Are the Russian authorities responsible for the spread of an anti-Semitic conspiracy theory?
In 2011, the Russian Ministry of Foreign Affairs published a tender with a list of literature for its diplomatic missions. It included a book by Sergei Nilus, “The Great in the Small”, including “The Protocols of the Elders of Zion”.
A little earlier, the Russian human rights public political movement “For Human Rights” filed a lawsuit with the prosecutor’s office to stop the dissemination of the “Protocols of the Elders of Zion,” but it was denied. The response of the prosecutor’s office stated: “The Institute of Psychology of the Russian Academy of Sciences conducted a psycholinguistic and social-psychological examination. According to the conclusions of the experts, the book “Protocols of the Elders of Zion” has a critical historical-educational and political-educational orientation. The book does not contain information inciting to actions against other nationalities, social and religious groups or individuals as its representatives”. (see the article).
In May 2022, Russian Foreign Minister Sergey Lavrov once again accused Ukraine of spreading Nazism, adding that Vladimir Zelensky’s Jewish roots do not mean that there is no anti-Semitism in Ukraine because “Hitler had Jewish blood” and that “the most ardent anti-Semites are usually Jews”, which provoked a diplomatic scandal. The Russian ambassador was summoned to the Israeli Foreign Ministry.

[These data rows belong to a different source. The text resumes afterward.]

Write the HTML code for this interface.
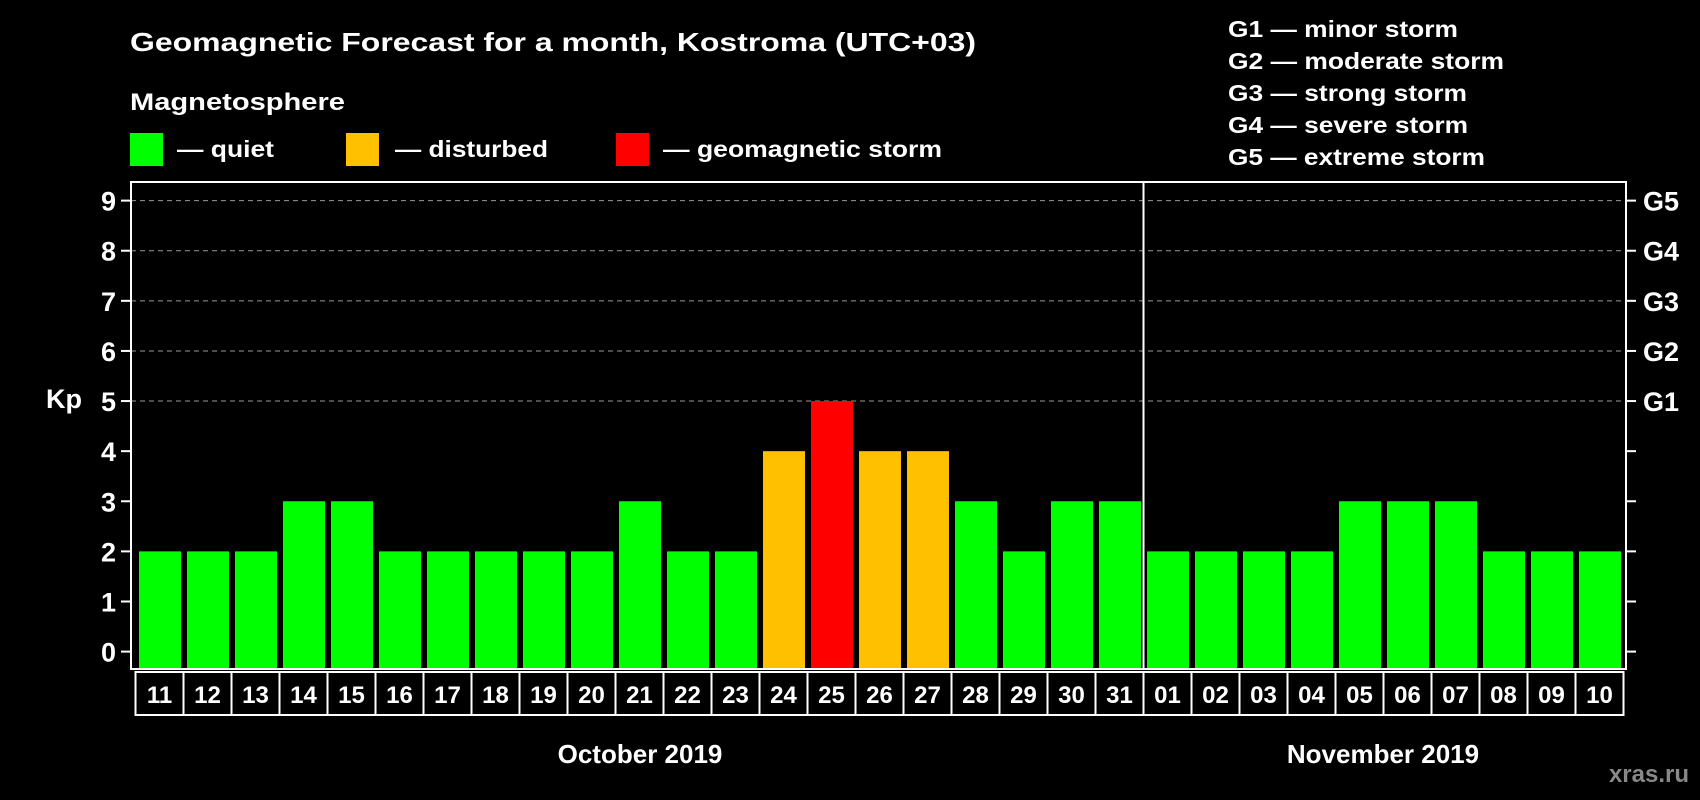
<!DOCTYPE html>
<html><head><meta charset="utf-8"><style>
html,body{margin:0;padding:0;background:#000;}
svg{display:block;font-family:"Liberation Sans",Arial,sans-serif;font-weight:bold;}
</style></head><body>
<svg id="chart" width="1700" height="800" viewBox="0 0 1700 800">
<rect x="0" y="0" width="1700" height="800" fill="#000"/>
<text x="130" y="51" fill="#fff" font-size="26" textLength="846" lengthAdjust="spacingAndGlyphs">Geomagnetic Forecast for a month, Kostroma (UTC+03)</text>
<text x="130" y="110" fill="#fff" font-size="24" textLength="215" lengthAdjust="spacingAndGlyphs">Magnetosphere</text>
<rect x="130" y="133" width="33" height="33" fill="#00ff00"/>
<text x="177" y="157" fill="#fff" font-size="23" textLength="97" lengthAdjust="spacingAndGlyphs">— quiet</text>
<rect x="346" y="133" width="33" height="33" fill="#ffc000"/>
<text x="395" y="157" fill="#fff" font-size="23" textLength="153" lengthAdjust="spacingAndGlyphs">— disturbed</text>
<rect x="616" y="133" width="33" height="33" fill="#ff0000"/>
<text x="663" y="157" fill="#fff" font-size="23" textLength="279" lengthAdjust="spacingAndGlyphs">— geomagnetic storm</text>
<g fill="#fff" font-size="23">
<text x="1228" y="37" textLength="230" lengthAdjust="spacingAndGlyphs">G1 — minor storm</text>
<text x="1228" y="69" textLength="276" lengthAdjust="spacingAndGlyphs">G2 — moderate storm</text>
<text x="1228" y="101" textLength="239" lengthAdjust="spacingAndGlyphs">G3 — strong storm</text>
<text x="1228" y="133" textLength="240" lengthAdjust="spacingAndGlyphs">G4 — severe storm</text>
<text x="1228" y="165" textLength="257" lengthAdjust="spacingAndGlyphs">G5 — extreme storm</text>
</g>
<text x="64" y="408" fill="#fff" font-size="27" text-anchor="middle">Kp</text>
<g id="plot"></g>
<text x="640" y="763" fill="#fff" font-size="26" text-anchor="middle">October 2019</text>
<text x="1383" y="763" fill="#fff" font-size="26" text-anchor="middle">November 2019</text>
<text x="1689" y="782" fill="#888" font-size="24" text-anchor="end">xras.ru</text>
</svg>
<script>
const days = ["11","12","13","14","15","16","17","18","19","20","21","22","23","24","25","26","27","28","29","30","31","01","02","03","04","05","06","07","08","09","10"];
const kp = [2,2,2,3,3,2,2,2,2,2,3,2,2,4,5,4,4,3,2,3,3,2,2,2,2,3,3,3,2,2,2];
const yTicks = [0,1,2,3,4,5,6,7,8,9];
const gLabels = ["G1","G2","G3","G4","G5"];
const gLevels = [5,6,7,8,9];
const monthBreakIndex = 21;

const NS = "http://www.w3.org/2000/svg";
const plot = document.getElementById("plot");
const frameL = 131, frameR = 1626, frameT = 182, frameB = 669;
const colL = 135.5, colW = 48, boxT = 672, boxB = 715;
const y0 = 651.6, yUnit = 50.11;
function yScale(v){ return y0 - v * yUnit; }
function xCol(i){ return colL + i * colW; }
function mk(tag, attrs){ const e = document.createElementNS(NS, tag); for (const k in attrs) e.setAttribute(k, attrs[k]); plot.appendChild(e); return e; }
function color(v){ return v >= 5 ? "#ff0000" : (v >= 4 ? "#ffc000" : "#00ff00"); }

// grid lines
gLevels.forEach(function(v){
  const g = mk("line", {x1: frameL, x2: frameR, y1: yScale(v), y2: yScale(v), stroke: "#999", "stroke-width": 1, "stroke-dasharray": "5,4"});
  
  
});
// bars
kp.forEach(function(v, i){
  const r = mk("rect", {x: xCol(i) + 3.5, y: yScale(v), width: 42, height: frameB - yScale(v), fill: color(v)});
  
  
});
// frame
const fr = mk("rect", {x: frameL, y: frameT, width: frameR - frameL, height: frameB - frameT, fill: "none", stroke: "#fff", "stroke-width": 2});


const sep = mk("line", {x1: xCol(monthBreakIndex), x2: xCol(monthBreakIndex), y1: frameT, y2: frameB, stroke: "#fff", "stroke-width": 2});


// y ticks
yTicks.forEach(function(v){
  const t1 = mk("line", {x1: frameL - 10, x2: frameL, y1: yScale(v), y2: yScale(v), stroke: "#fff", "stroke-width": 2});
  
  
  const t2 = mk("line", {x1: frameR, x2: frameR + 10, y1: yScale(v), y2: yScale(v), stroke: "#fff", "stroke-width": 2});
  
  
  const lb = mk("text", {x: 116, y: yScale(v) + 10, fill: "#fff", "font-size": 27, "text-anchor": "end"});
  lb.textContent = String(v);
  
  
});
gLabels.forEach(function(g, i){
  const lb = mk("text", {x: 1643, y: yScale(gLevels[i]) + 10, fill: "#fff", "font-size": 27});
  lb.textContent = g;
  
  
});
// day boxes
days.forEach(function(d, i){
  const b = mk("rect", {x: xCol(i), y: boxT, width: colW, height: boxB - boxT, fill: "#000", stroke: "#fff", "stroke-width": 2});
  
  
  const t = mk("text", {x: xCol(i) + colW / 2, y: boxT + 31, fill: "#fff", "font-size": 24, "text-anchor": "middle"});
  t.textContent = d;
  
  
});
</script>
</body></html>
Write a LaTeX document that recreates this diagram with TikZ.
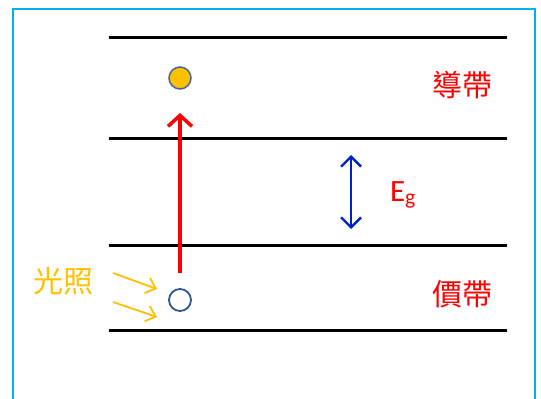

“The Protocols of the Elders of Zion” has become one of the most influential products of anti-Semitic propaganda. Traces of the origin of the fake document are lost among right-wing activists, Orthodox publicists, and the secret police. Back in Tsarist Russia, investigators determined that the text was a forgery and imposed a ban on its distribution. However, this did not lead to its disappearance. Even several years later, anti-Semitic literature with the texts of the “Protocols” was in demand among the royal family members, which testifies to the spread of anti-Semitic ideas and belief in conspiracy theories in Russia. Neither journalists, scholars, nor judges, who have repeatedly proven that the text of the “Protocols” was invented to incite hatred against Jews, were able to stop the spread of conspiracy theories throughout the world.
Nazi Germany used a conspiracy story to commit genocide against Jews. The Holocaust claimed the lives of up to 6 million people, including Jews from Poland, Belarus, Ukraine, and Russia. More than 100 years after the publication of “The Protocols”, conspiracy theorists and populists continue to use anti-Semitic narratives with references to “The Protocols of the Elders of Zion”, spreading new conspiracy theories about the enslavement of humanity through capital concentration or mass vaccination against the coronavirus.